The American Dream is an absurd play about family life in the 1950s. In The Sandbox we return to absurdism but we go deeper.  The American Dream at the same time as absurd makes a great comment about society’s superficial values yet retains comedic value.

The Sandbox isn’t a comedy. So you leave the theatre at the same time as having been entertained...you think about our lives. This was written in 1960 yet is incredibly relevant today.

...it’s a play about listening; listening to each other and more often not listening to each other.

UPSTAGE
Why do you think it’s still relevant?

BERESH
I think we’re faced with the same problems as Albee was trying to point out. For example capitalism; the drive to buy things just because they’re there.
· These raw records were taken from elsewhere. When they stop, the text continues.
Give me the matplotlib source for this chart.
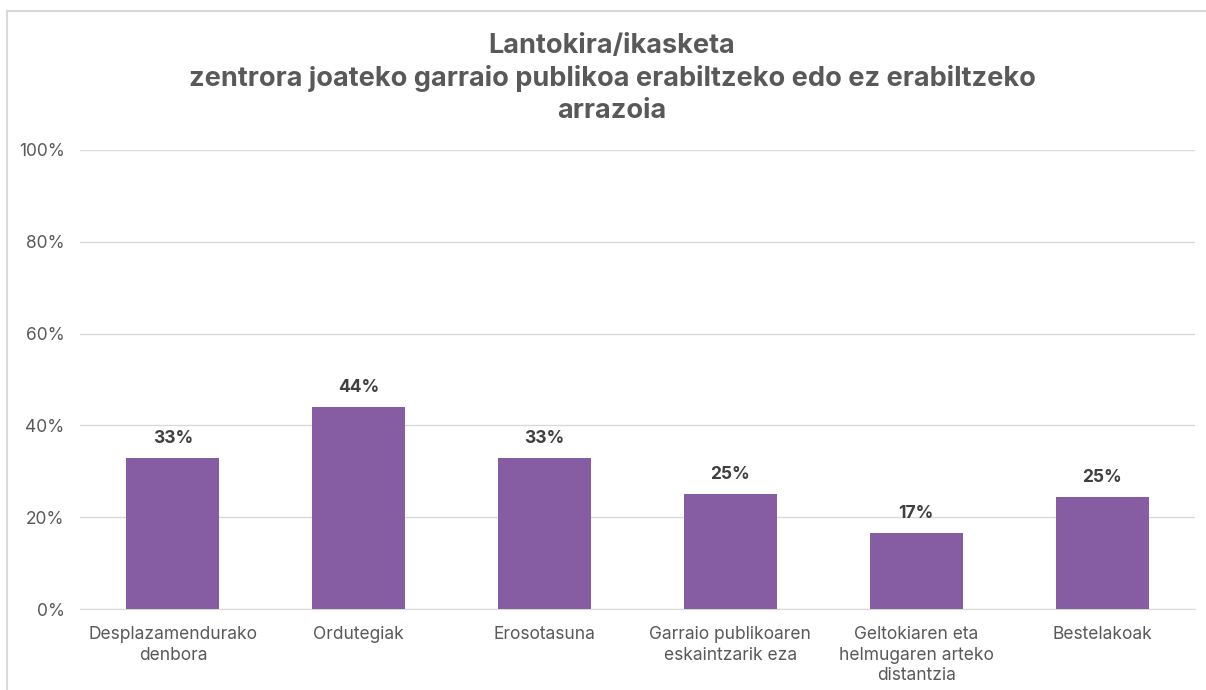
import matplotlib.pyplot as plt
import numpy as np
from matplotlib.lines import Line2D

plt.rcParams['font.family'] = ['Inter', 'DejaVu Sans']

categories = ['Desplazamendurako\ndenbora', 'Ordutegiak', 'Erosotasuna',
              'Garraio publikoaren\neskaintzarik eza',
              'Geltokiaren eta\nhelmugaren arteko\ndistantzia', 'Bestelakoak']
values = [33.0, 44.0, 33.0, 25.1, 16.6, 24.5]
labels = ['33%', '44%', '33%', '25%', '17%', '25%']
yticks = [0, 20, 40, 60, 80, 100]

title = 'Lantokira/ikasketa\nzentrora joateko garraio publikoa erabiltzeko edo ez erabiltzeko\narrazoia'

fig = plt.figure(figsize=(12.06, 6.9), dpi=100)
ax = fig.add_axes([80 / 1206, 1 - 609 / 690, 1115 / 1206, 459 / 690])

x = np.arange(len(categories))
ax.bar(x, values, width=0.5, color='#865ca3', zorder=3)

for xi, v, lab in zip(x, values, labels):
    ax.text(xi, v + 2.3, lab, ha='center', va='bottom', fontsize=12.5,
            fontweight='bold', color='#404040')

ax.set_xlim(-0.5, len(categories) - 0.5)
ax.set_ylim(0, 100)
ax.set_yticks(yticks)
ax.set_yticklabels([f'{t}%' for t in yticks])
ax.set_xticks(x)
ax.set_xticklabels(categories, linespacing=1.3)
ax.tick_params(axis='both', length=0, labelsize=12.5, labelcolor='#595959')
ax.tick_params(axis='x', pad=12)
ax.tick_params(axis='y', pad=11)
ax.grid(axis='y', color='#d9d9d9', linewidth=1, zorder=0)
for s in ['top', 'right', 'left']:
    ax.spines[s].set_visible(False)
ax.spines['bottom'].set_color('#d9d9d9')

fig.text(612 / 1206, 1 - 33 / 690, title, ha='center', va='top', fontsize=19.5,
         fontweight='bold', color='#595959', linespacing=1.3)

# frame of the chart area
fig.add_artist(Line2D([7 / 1206, 1], [1 - 11 / 690, 1 - 11 / 690],
                      color='#d9d9d9', linewidth=1.5))
fig.add_artist(Line2D([7 / 1206, 7 / 1206], [0, 1 - 11 / 690],
                      color='#d9d9d9', linewidth=1.5))

fig.savefig('out.png', dpi=100)
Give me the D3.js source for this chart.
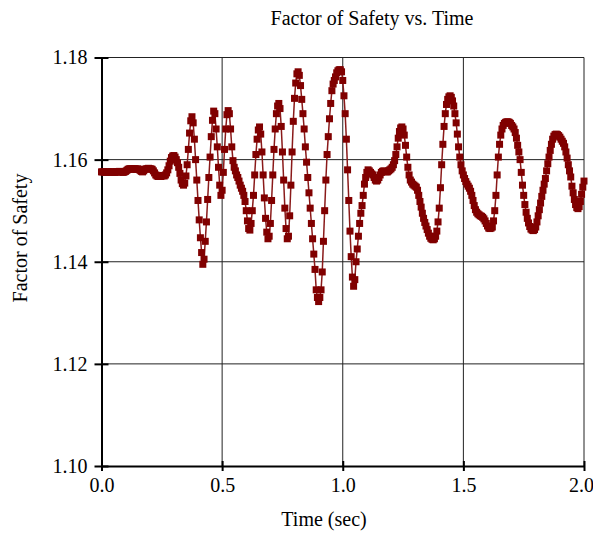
<!DOCTYPE html>
<html lang="en">
<head>
<meta charset="utf-8">
<title>Factor of Safety vs. Time</title>
<script src="https://d3js.org/d3.v7.min.js"></script>
<style>
  body { margin: 0; background: #fff; }
  text { font-family: "Liberation Serif", "Times New Roman", serif; fill: #000; }
  .grid line { stroke: #222; stroke-width: 1; }
  .axis path, .axis line { stroke: #000; stroke-width: 2; }
</style>
</head>
<body>
<svg width="593" height="534"></svg>
<script>
// sampled every 0.005 s, one row = 0.05 s
var timeStep = 0.005;
var factorOfSafety = [
  1.1576,1.1576,1.1576,1.1575,1.1576,1.1576,1.1576,1.1575,1.1576,1.1576,
  1.1576,1.1575,1.1576,1.1576,1.1576,1.1577,1.1576,1.1576,1.1575,1.1576,
  1.1577,1.1579,1.1581,1.1582,1.1582,1.1582,1.1581,1.1582,1.1582,1.1581,
  1.1582,1.1581,1.1579,1.1577,1.1576,1.1578,1.1581,1.1582,1.1582,1.1583,
  1.1582,1.1582,1.1581,1.1578,1.1574,1.1570,1.1568,1.1567,1.1568,1.1567,
  1.1568,1.1569,1.1568,1.1570,1.1574,1.1580,1.1588,1.1597,1.1604,1.1607,
  1.1608,1.1605,1.1600,1.1594,1.1585,1.1573,1.1560,1.1553,1.1550,1.1554,
  1.1568,1.1590,1.1620,1.1652,1.1676,1.1684,1.1672,1.1640,1.1600,1.1560,
  1.1520,1.1482,1.1447,1.1418,1.1395,1.1405,1.1440,1.1478,1.1522,1.1565,
  1.1605,1.1645,1.1677,1.1695,1.1690,1.1660,1.1625,1.1585,1.1550,1.1530,
  1.1540,1.1575,1.1620,1.1660,1.1688,1.1696,1.1690,1.1660,1.1625,1.1598,
  1.1585,1.1578,1.1570,1.1565,1.1558,1.1550,1.1544,1.1538,1.1530,1.1518,
  1.1500,1.1480,1.1465,1.1462,1.1475,1.1500,1.1530,1.1570,1.1610,1.1640,
  1.1658,1.1664,1.1650,1.1615,1.1570,1.1525,1.1485,1.1458,1.1445,1.1450,
  1.1475,1.1520,1.1570,1.1620,1.1660,1.1690,1.1705,1.1710,1.1700,1.1665,
  1.1615,1.1560,1.1505,1.1465,1.1445,1.1450,1.1490,1.1550,1.1615,1.1675,
  1.1720,1.1750,1.1768,1.1772,1.1765,1.1745,1.1718,1.1690,1.1660,1.1625,
  1.1595,1.1565,1.1535,1.1505,1.1475,1.1445,1.1415,1.1385,1.1345,1.1330,
  1.1322,1.1330,1.1345,1.1380,1.1440,1.1500,1.1560,1.1610,1.1645,1.1680,
  1.1710,1.1735,1.1748,1.1755,1.1762,1.1770,1.1774,1.1776,1.1776,1.1772,
  1.1755,1.1725,1.1690,1.1640,1.1580,1.1520,1.1460,1.1410,1.1370,1.1352,
  1.1365,1.1400,1.1425,1.1450,1.1475,1.1495,1.1510,1.1530,1.1552,1.1565,
  1.1575,1.1580,1.1578,1.1575,1.1572,1.1570,1.1565,1.1560,1.1558,1.1560,
  1.1565,1.1570,1.1575,1.1577,1.1578,1.1577,1.1576,1.1576,1.1578,1.1580,
  1.1582,1.1585,1.1590,1.1598,1.1610,1.1625,1.1642,1.1655,1.1662,1.1664,
  1.1660,1.1648,1.1628,1.1605,1.1585,1.1570,1.1560,1.1556,1.1552,1.1550,
  1.1548,1.1546,1.1540,1.1530,1.1518,1.1507,1.1495,1.1485,1.1477,1.1470,
  1.1463,1.1456,1.1450,1.1446,1.1444,1.1443,1.1445,1.1450,1.1460,1.1478,
  1.1505,1.1545,1.1590,1.1630,1.1665,1.1690,1.1708,1.1718,1.1723,1.1725,
  1.1722,1.1715,1.1705,1.1690,1.1672,1.1650,1.1625,1.1605,1.1590,1.1578,
  1.1570,1.1563,1.1557,1.1552,1.1548,1.1544,1.1538,1.1530,1.1520,1.1510,
  1.1502,1.1497,1.1494,1.1492,1.1490,1.1489,1.1487,1.1484,1.1480,1.1475,
  1.1470,1.1466,1.1465,1.1466,1.1468,1.1480,1.1500,1.1530,1.1570,1.1605,
  1.1630,1.1648,1.1660,1.1667,1.1671,1.1673,1.1674,1.1674,1.1673,1.1671,
  1.1667,1.1664,1.1660,1.1653,1.1642,1.1628,1.1615,1.1600,1.1575,1.1550,
  1.1530,1.1512,1.1497,1.1485,1.1476,1.1469,1.1464,1.1462,1.1461,1.1463,
  1.1468,1.1478,1.1490,1.1502,1.1515,1.1528,1.1540,1.1552,1.1563,1.1578,
  1.1592,1.1605,1.1618,1.1630,1.1640,1.1646,1.1649,1.1650,1.1649,1.1647,
  1.1644,1.1640,1.1636,1.1632,1.1625,1.1615,1.1603,1.1590,1.1578,1.1566,
  1.1548,1.1535,1.1522,1.1512,1.1506,1.1504,1.1508,1.1518,1.1532,1.1546,
  1.1558
];
var xTicks = [0, 0.5, 1.0, 1.5, 2.0];
var yTicks = [1.10, 1.12, 1.14, 1.16, 1.18];

var data = factorOfSafety.map(function (v, i) { return { t: i * timeStep, v: v }; });

var svg = d3.select("svg");
var plotLeft = 101.5, plotRight = 584, plotTop = 57.5, plotBottom = 466;

var x = d3.scaleLinear().domain([0, 2]).range([plotLeft, plotRight]);
var y = d3.scaleLinear().domain([1.10, 1.18]).range([plotBottom, plotTop]);

//grid lines + top/right border
var grid = svg.append("g").attr("class", "grid");
grid.selectAll("line.v")
    .data(xTicks.slice(1))
    .enter().append("line")
      .attr("class", "v")
      .attr("x1", function (d) { return x(d); })
      .attr("x2", function (d) { return x(d); })
      .attr("y1", plotTop)
      .attr("y2", plotBottom);
grid.selectAll("line.h")
    .data(yTicks.slice(1))
    .enter().append("line")
      .attr("class", "h")
      .attr("x1", plotLeft)
      .attr("x2", plotRight)
      .attr("y1", function (d) { return y(d); })
      .attr("y2", function (d) { return y(d); });

//axes
var xAxis = svg.append("g")
    .attr("class", "axis")
    .attr("transform", "translate(0," + plotBottom + ")")
    .call(d3.axisBottom(x).tickValues(xTicks).tickFormat(d3.format(".1f"))
        .tickSizeInner(5).tickSizeOuter(0).tickPadding(7));
xAxis.selectAll(".tick line").attr("y1", -5);
// last label sits a bit left of its tick, as in the original
xAxis.selectAll(".tick text").filter(function (d) { return d === 2; }).attr("dx", -3);

var yAxis = svg.append("g")
    .attr("class", "axis")
    .attr("transform", "translate(" + plotLeft + ",0)")
    .call(d3.axisLeft(y).tickValues(yTicks).tickFormat(d3.format(".2f"))
        .tickSizeInner(7).tickSizeOuter(0).tickPadding(7));
yAxis.selectAll(".tick line").attr("x1", 7);

svg.selectAll(".axis text")
    .attr("font-size", "20px")
    .attr("font-family", "'Liberation Serif', 'Times New Roman', serif");

//series
var line = d3.line()
    .x(function (d) { return x(d.t); })
    .y(function (d) { return y(d.v); });

svg.append("path")
    .datum(data)
    .attr("fill", "none")
    .attr("stroke", "#8a1a1a")
    .attr("stroke-width", 1.5)
    .attr("d", line);

svg.append("g")
    .selectAll("rect")
    .data(data)
    .enter().append("rect")
      .attr("x", function (d) { return x(d.t) - 3.5; })
      .attr("y", function (d) { return y(d.v) - 3.5; })
      .attr("width", 7)
      .attr("height", 7)
      .attr("fill", "#800000");

//titles
svg.append("text")
    .attr("x", 372)
    .attr("y", 25)
    .attr("text-anchor", "middle")
    .attr("font-size", "20px")
    .text("Factor of Safety vs. Time");

svg.append("text")
    .attr("x", 324)
    .attr("y", 526)
    .attr("text-anchor", "middle")
    .attr("font-size", "20px")
    .text("Time (sec)");

svg.append("text")
    .attr("transform", "translate(27,238) rotate(-90)")
    .attr("text-anchor", "middle")
    .attr("font-size", "20px")
    .text("Factor of Safety");
</script>
</body>
</html>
Also it’s a play about listening; listening to each other and more often not listening to each other. I see this as ultimately a problem  because you’re having conversations with people and not really having a conversation at all.

UPSTAGE
Funny because as you’re talking, I’m listening, I’m taking notes so even this is so meta. Albee has a knack for taking the everyday and turning it into sometihng that’s explored in an interesting way. Most people know him for Who’s Afraid of Vrginia Woolf. You’ve obviously chosen not to do that play. Why are the characters in The American Dream and The Sandbox so important in relation to what we’re discussing and why do you think Albee decided to focus on their stories not once but twice?

BERESH
What’s interesting about the characters is that they almost aren’t characters.  Four of them don’t have names. They’re known as  Mommy, Daddy, Grandma and Young Man. Even Mrs Barker, we don’t know her first name. 

This is interesting because Mommy and Daddy don’t have a son so they’re married but not a Mommy and Daddy so Grandma isn’t really a grandma. Both are meta plays; almost vacuous. They’re calling each other mommy and daddy but they’re not mommy and daddy. They’re almost living this fake existence which they’ve created for themselves within the realm of the performance. It’s almost as if they have a sense of you sitting in the theatre and they’re putting on a performance for you and none of it is real.

The great thing about Albee is that we don’t have to construct it for ourselves.

UPSTAGE
What do you think Albee is trying to do with the absence of a relationship? In this case the child that isn’t there but that justifies mommy daddy grandma in our everyday lives. Do you think he’s using that in the context of his writing or are titles more reflective of audience perceptions of seeing actors of a certain age on stage?

BERESH
I think Albee is trying to get at that kind of fake relationship you’re talking about. Not to spoil the play but the young man does come in and there’s a little discussion about whether he will then come in to fill the role. There’s a hint that Mommy and Daddy had a child in the past. The great thing about Albee is that we don’t have to construct it for ourselves.

Since working with this play, every time I re-read it I understand something else Yet mysterious elements remain. There’s so much depth in this play.